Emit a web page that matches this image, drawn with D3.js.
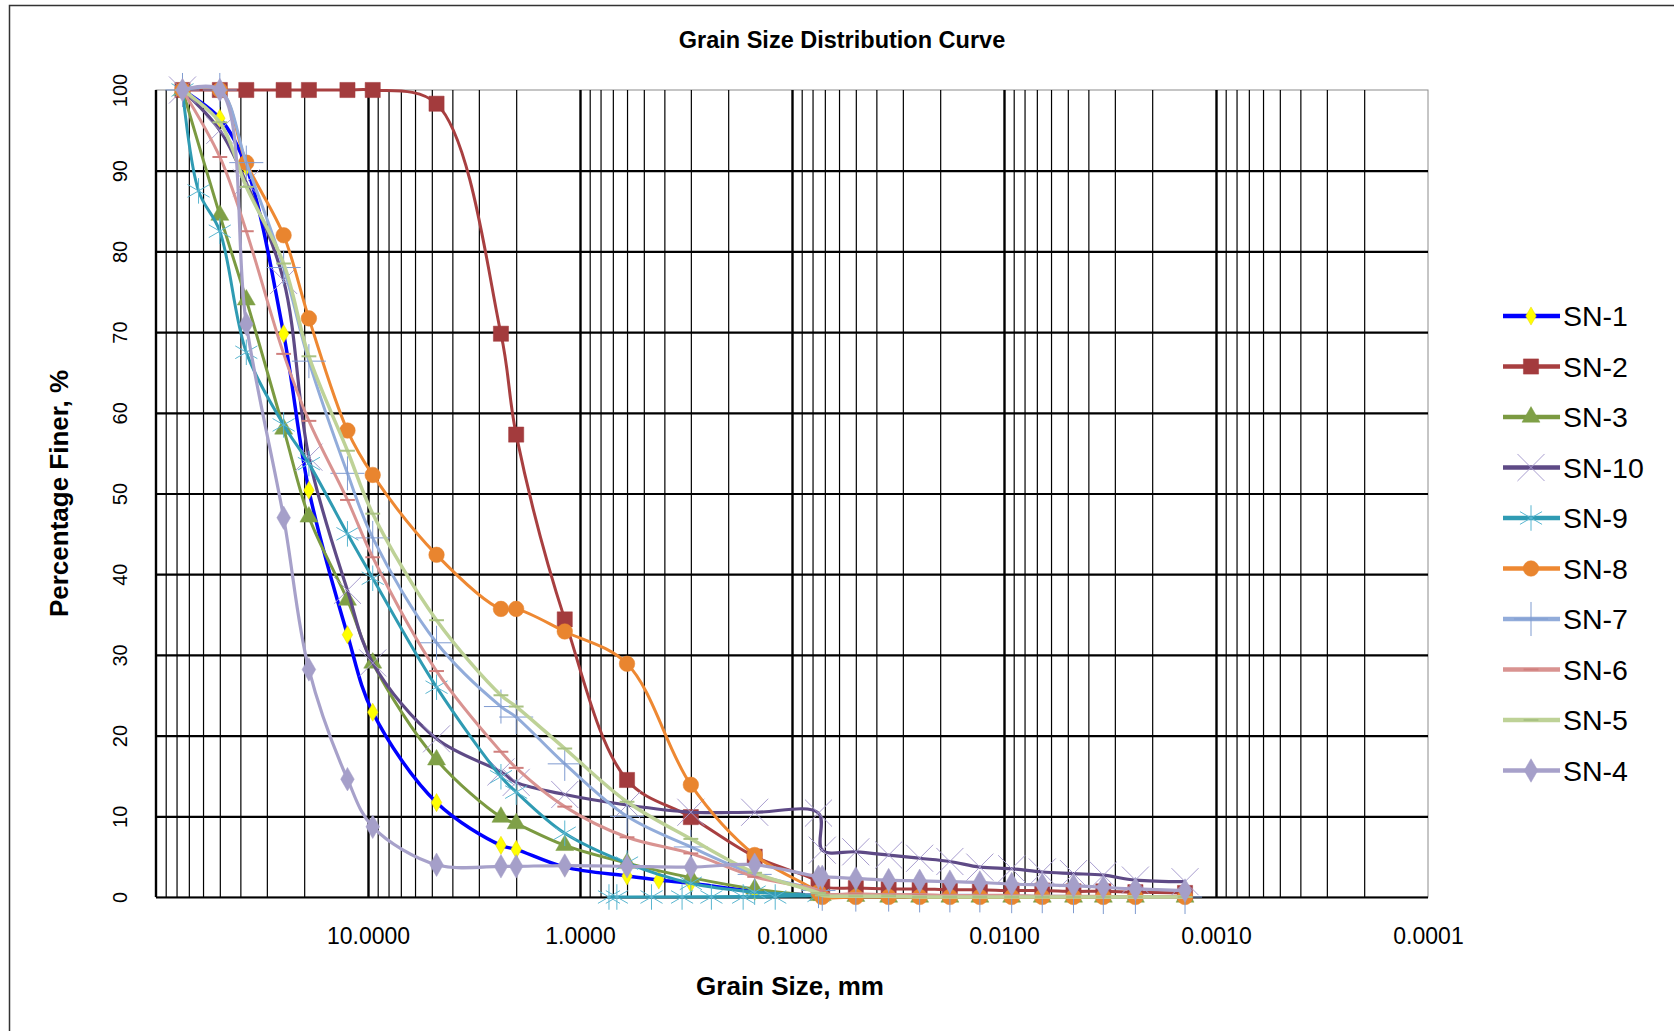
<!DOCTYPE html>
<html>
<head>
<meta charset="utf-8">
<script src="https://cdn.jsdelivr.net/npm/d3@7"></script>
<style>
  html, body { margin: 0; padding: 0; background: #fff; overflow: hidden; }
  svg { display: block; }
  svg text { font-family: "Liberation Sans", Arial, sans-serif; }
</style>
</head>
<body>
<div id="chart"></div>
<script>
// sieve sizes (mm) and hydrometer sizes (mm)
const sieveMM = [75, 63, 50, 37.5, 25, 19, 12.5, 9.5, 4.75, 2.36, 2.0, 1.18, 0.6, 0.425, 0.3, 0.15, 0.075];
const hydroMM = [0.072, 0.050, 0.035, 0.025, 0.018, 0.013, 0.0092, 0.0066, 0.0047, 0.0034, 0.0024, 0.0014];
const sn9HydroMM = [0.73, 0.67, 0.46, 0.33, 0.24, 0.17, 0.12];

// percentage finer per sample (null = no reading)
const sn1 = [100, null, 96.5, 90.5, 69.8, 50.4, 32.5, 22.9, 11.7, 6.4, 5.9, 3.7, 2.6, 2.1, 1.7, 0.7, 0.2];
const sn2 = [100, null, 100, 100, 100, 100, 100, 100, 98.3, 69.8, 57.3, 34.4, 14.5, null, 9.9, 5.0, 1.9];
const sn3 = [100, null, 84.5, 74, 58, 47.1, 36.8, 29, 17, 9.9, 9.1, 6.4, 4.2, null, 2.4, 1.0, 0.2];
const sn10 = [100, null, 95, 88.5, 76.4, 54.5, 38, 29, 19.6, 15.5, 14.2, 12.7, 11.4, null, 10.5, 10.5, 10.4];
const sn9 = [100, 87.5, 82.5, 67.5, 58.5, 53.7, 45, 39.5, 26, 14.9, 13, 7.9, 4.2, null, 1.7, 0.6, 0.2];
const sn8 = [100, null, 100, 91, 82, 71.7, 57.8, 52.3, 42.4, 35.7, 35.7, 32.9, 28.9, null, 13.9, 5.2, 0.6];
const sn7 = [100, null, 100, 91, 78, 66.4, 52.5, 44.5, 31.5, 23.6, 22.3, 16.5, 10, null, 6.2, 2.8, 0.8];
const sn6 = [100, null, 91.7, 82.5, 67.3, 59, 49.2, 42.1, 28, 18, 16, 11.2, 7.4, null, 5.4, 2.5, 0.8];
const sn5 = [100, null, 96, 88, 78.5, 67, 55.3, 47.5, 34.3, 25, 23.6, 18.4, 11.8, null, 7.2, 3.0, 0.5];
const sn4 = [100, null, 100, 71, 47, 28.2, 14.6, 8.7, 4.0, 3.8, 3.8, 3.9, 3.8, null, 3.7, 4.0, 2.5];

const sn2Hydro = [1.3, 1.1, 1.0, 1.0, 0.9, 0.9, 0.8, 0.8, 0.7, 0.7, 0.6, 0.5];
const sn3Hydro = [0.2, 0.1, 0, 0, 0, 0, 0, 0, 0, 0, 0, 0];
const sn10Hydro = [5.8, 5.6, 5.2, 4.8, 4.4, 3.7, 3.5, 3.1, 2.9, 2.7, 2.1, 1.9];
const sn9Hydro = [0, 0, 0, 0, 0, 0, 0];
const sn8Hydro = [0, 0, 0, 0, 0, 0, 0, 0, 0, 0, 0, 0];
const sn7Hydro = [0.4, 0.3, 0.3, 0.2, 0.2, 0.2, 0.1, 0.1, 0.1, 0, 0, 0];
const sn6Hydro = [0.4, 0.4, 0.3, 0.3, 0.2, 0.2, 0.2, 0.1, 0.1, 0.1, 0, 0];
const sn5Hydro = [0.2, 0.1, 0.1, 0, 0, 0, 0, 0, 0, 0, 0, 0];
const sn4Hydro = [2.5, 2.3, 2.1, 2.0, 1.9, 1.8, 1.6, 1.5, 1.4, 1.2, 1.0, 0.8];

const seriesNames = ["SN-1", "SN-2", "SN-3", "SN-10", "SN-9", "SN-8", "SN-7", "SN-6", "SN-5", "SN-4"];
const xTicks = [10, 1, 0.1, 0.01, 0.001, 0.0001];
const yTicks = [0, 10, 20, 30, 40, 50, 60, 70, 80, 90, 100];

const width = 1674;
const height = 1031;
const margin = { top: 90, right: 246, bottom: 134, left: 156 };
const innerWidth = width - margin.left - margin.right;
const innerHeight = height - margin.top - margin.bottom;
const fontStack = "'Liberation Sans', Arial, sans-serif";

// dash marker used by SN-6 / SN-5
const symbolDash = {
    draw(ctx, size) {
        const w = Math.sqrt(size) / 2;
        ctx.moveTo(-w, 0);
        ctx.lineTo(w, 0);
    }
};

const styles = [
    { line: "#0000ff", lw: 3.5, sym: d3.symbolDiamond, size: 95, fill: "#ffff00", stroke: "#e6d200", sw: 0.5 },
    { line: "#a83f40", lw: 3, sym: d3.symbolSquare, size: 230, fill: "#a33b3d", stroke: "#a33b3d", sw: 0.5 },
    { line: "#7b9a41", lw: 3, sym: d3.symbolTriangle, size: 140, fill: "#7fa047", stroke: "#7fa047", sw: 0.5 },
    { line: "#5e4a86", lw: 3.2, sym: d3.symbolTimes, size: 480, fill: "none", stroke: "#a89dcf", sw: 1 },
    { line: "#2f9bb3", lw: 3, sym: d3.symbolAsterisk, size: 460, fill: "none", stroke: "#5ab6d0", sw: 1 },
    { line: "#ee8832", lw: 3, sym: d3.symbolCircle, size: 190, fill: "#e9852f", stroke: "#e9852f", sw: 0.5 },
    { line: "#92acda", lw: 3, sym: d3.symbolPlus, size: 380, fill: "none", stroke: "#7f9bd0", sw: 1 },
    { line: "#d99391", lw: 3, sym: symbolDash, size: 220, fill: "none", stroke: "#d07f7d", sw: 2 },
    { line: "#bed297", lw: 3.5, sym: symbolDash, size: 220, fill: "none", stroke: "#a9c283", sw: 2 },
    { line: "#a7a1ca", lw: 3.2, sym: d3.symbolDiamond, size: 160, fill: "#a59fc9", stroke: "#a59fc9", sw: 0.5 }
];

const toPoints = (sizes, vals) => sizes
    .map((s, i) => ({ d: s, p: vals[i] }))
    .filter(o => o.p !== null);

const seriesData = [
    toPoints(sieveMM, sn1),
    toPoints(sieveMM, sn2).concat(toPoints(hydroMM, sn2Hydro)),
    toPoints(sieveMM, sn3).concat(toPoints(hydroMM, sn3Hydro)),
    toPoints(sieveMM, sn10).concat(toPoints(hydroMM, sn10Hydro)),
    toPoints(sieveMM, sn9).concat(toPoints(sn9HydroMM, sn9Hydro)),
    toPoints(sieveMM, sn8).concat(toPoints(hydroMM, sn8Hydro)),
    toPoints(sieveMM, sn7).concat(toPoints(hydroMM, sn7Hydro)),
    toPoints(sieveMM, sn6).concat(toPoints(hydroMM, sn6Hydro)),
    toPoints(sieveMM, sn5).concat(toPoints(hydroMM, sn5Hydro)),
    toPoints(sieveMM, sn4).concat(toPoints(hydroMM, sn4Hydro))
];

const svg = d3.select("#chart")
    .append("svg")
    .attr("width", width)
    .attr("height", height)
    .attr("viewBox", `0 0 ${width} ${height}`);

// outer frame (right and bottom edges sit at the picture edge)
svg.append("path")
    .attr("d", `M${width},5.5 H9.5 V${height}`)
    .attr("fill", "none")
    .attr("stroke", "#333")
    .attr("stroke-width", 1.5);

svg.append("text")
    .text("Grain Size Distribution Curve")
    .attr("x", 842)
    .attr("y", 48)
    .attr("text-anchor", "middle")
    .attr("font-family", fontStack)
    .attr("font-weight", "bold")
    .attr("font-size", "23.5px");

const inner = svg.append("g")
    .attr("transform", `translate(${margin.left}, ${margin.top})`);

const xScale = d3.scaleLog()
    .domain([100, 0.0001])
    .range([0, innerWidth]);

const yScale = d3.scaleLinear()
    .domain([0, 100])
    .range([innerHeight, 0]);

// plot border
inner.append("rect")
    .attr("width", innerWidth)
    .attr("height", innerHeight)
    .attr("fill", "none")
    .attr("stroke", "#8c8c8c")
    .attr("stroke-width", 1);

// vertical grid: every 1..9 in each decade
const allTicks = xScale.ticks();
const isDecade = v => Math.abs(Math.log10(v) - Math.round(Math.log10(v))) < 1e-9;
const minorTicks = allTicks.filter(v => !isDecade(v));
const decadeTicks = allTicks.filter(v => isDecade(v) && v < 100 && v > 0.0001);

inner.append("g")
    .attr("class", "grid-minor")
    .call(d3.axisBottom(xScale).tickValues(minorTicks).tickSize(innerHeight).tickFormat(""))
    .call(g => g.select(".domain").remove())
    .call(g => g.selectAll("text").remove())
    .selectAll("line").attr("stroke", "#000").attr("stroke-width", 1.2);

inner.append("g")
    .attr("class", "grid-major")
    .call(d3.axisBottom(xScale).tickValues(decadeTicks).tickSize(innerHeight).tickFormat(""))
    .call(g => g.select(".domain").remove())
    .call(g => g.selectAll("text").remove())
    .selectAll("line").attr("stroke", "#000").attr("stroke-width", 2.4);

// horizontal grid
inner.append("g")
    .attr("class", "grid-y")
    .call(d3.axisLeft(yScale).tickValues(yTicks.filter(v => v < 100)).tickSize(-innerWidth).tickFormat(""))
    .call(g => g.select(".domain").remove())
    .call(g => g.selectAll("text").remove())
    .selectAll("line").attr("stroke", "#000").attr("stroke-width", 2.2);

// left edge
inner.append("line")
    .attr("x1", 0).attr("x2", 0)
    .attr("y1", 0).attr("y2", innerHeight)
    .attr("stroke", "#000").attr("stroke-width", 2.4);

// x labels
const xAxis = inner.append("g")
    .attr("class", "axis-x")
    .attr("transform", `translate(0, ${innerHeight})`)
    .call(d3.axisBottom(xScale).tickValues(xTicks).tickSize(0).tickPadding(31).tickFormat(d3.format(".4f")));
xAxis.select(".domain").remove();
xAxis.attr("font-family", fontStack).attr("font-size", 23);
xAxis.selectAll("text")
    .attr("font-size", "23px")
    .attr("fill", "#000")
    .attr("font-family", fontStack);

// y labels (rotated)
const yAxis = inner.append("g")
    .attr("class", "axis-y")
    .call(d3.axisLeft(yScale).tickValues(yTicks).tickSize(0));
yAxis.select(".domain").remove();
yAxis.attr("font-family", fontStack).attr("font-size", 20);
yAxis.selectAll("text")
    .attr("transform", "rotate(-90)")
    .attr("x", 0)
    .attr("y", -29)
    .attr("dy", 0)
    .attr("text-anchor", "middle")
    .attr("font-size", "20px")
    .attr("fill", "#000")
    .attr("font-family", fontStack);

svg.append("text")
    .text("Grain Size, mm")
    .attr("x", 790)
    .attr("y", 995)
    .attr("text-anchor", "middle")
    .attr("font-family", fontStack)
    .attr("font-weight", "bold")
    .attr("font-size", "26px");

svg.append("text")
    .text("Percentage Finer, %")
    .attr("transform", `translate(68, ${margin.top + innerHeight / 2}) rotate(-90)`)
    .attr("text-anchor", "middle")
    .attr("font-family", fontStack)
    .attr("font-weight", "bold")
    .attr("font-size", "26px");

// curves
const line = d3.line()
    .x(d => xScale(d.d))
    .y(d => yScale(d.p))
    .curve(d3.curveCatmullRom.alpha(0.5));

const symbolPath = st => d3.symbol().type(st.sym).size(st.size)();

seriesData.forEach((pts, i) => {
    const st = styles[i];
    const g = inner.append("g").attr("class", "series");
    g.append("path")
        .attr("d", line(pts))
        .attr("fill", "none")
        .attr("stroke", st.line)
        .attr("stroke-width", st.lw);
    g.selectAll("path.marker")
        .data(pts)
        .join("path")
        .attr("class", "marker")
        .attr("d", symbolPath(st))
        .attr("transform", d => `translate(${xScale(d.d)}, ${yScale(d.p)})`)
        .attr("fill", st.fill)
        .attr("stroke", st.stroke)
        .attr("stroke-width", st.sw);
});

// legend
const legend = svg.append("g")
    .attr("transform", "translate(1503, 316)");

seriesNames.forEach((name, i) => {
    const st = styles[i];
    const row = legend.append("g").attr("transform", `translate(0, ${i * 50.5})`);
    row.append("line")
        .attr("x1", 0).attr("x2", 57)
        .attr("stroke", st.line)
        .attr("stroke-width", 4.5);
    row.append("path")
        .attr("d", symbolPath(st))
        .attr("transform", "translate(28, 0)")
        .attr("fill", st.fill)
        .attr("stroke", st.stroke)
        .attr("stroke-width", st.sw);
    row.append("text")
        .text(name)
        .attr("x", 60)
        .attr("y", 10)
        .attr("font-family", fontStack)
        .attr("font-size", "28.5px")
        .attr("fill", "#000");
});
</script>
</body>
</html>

──────────────────────────────

- [TASK INSTRUCTIONS]: Quote, exactly and only, the lines from the first line of the data above through the line containing "const sn9HydroMM = [0.73, 0.67, 0.46, 0.33, 0.24, 0.17, 0.12];". The pictures do not belong in it.

- [CORRECT OUTPUT]:
Emit a web page that matches this image, drawn with D3.js.
<!DOCTYPE html>
<html>
<head>
<meta charset="utf-8">
<script src="https://cdn.jsdelivr.net/npm/d3@7"></script>
<style>
  html, body { margin: 0; padding: 0; background: #fff; overflow: hidden; }
  svg { display: block; }
  svg text { font-family: "Liberation Sans", Arial, sans-serif; }
</style>
</head>
<body>
<div id="chart"></div>
<script>
// sieve sizes (mm) and hydrometer sizes (mm)
const sieveMM = [75, 63, 50, 37.5, 25, 19, 12.5, 9.5, 4.75, 2.36, 2.0, 1.18, 0.6, 0.425, 0.3, 0.15, 0.075];
const hydroMM = [0.072, 0.050, 0.035, 0.025, 0.018, 0.013, 0.0092, 0.0066, 0.0047, 0.0034, 0.0024, 0.0014];
const sn9HydroMM = [0.73, 0.67, 0.46, 0.33, 0.24, 0.17, 0.12];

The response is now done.